* begin *
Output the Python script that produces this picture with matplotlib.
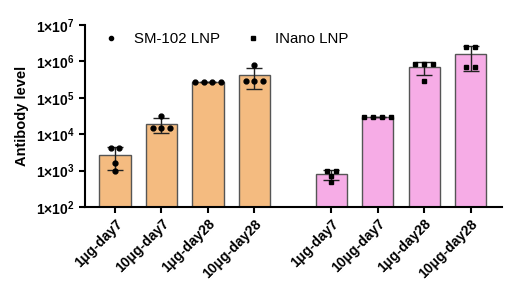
import numpy as np
import matplotlib
matplotlib.use('Agg')
import matplotlib.pyplot as plt
from matplotlib.lines import Line2D

plt.rcParams['font.family'] = 'Liberation Sans'
plt.rcParams['mathtext.fontset'] = 'custom'
plt.rcParams['mathtext.rm'] = 'Liberation Sans'
plt.rcParams['mathtext.bf'] = 'Liberation Sans:bold'

labels = ['1μg-day7', '10μg-day7', '1μg-day28', '10μg-day28']
groups = ['SM-102 LNP', 'INano LNP']

# individual animals per bar
sm102_points = [
    [4100, 4100, 1600, 1000],
    [32000, 15000, 15000, 15000],
    [270000, 270000, 270000, 270000],
    [790000, 296000, 296000, 296000],
]
inano_points = [
    [970, 970, 710, 500],
    [30000, 30000, 30000, 30000],
    [830000, 830000, 830000, 290000],
    [2460000, 2460000, 690000, 690000],
]

colors = ['#F4BB80', '#F6ACE6']
markers = ['o', 's']

fig = plt.figure(figsize=(5.2, 2.95), dpi=100)
ax = fig.add_axes([0.1635, 0.298, 0.8015, 0.617])

pos_all = [np.arange(4), np.arange(4) + 4.65]

for g, pts_list in enumerate([sm102_points, inano_points]):
    pos = pos_all[g]
    means = [np.mean(p) for p in pts_list]
    sds = [np.std(p, ddof=1) for p in pts_list]
    ax.bar(pos, means, width=0.67, color=colors[g], edgecolor='#555555',
           linewidth=1, zorder=1, bottom=0)
    ax.errorbar(pos, means, yerr=sds, fmt='none', ecolor='#222222',
                elinewidth=1, capsize=5.5, capthick=1, zorder=2)
    for x, p in zip(pos, pts_list):
        vals = np.array(p, dtype=float)
        # spread out animals that share a value
        for v in np.unique(vals):
            n = np.sum(vals == v)
            offs = (np.arange(n) - (n - 1) / 2) * 0.19
            ax.plot(x + offs, [v] * n, linestyle='none', marker=markers[g],
                    markersize=3.5, color='black', zorder=3)

ax.set_yscale('log')
ax.set_ylim(1e2, 1e7)
ax.set_xlim(-0.645, 8.32)
yt = [1e2, 1e3, 1e4, 1e5, 1e6, 1e7]
ax.set_yticks(yt)
ax.set_yticklabels([r'$\mathbf{1{\times}10^{%d}}$' % int(np.log10(t)) for t in yt],
                   fontsize=10)
ax.yaxis.set_minor_locator(matplotlib.ticker.NullLocator())
ax.set_xticks(np.concatenate(pos_all))
ax.set_xticklabels(labels * 2, rotation=45, ha='right', rotation_mode='anchor',
                   fontsize=10, fontweight='bold')
ax.set_ylabel('Antibody level', fontsize=10.5, fontweight='bold', labelpad=5)

for s in ['top', 'right']:
    ax.spines[s].set_visible(False)
for s in ['left', 'bottom']:
    ax.spines[s].set_linewidth(1.5)
ax.tick_params(width=1.5, length=4, direction='out')
ax.tick_params(axis='x', pad=3)

handles = [Line2D([], [], linestyle='none', marker=m, markersize=3, color='black')
           for m in markers]
ax.legend(handles, groups, loc='upper left', bbox_to_anchor=(-0.006, 1.035),
          ncol=2, frameon=False, fontsize=10.8, handletextpad=0.5,
          columnspacing=1.2)

fig.savefig('out.png', dpi=100)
* end *
**What needs to be done:** Pick out and copy every line that contains the word "matplotlib".

**Solution to this exercise:**
Output the Python script that produces this picture with matplotlib.
import matplotlib
matplotlib.use('Agg')
import matplotlib.pyplot as plt
from matplotlib.lines import Line2D
ax.yaxis.set_minor_locator(matplotlib.ticker.NullLocator())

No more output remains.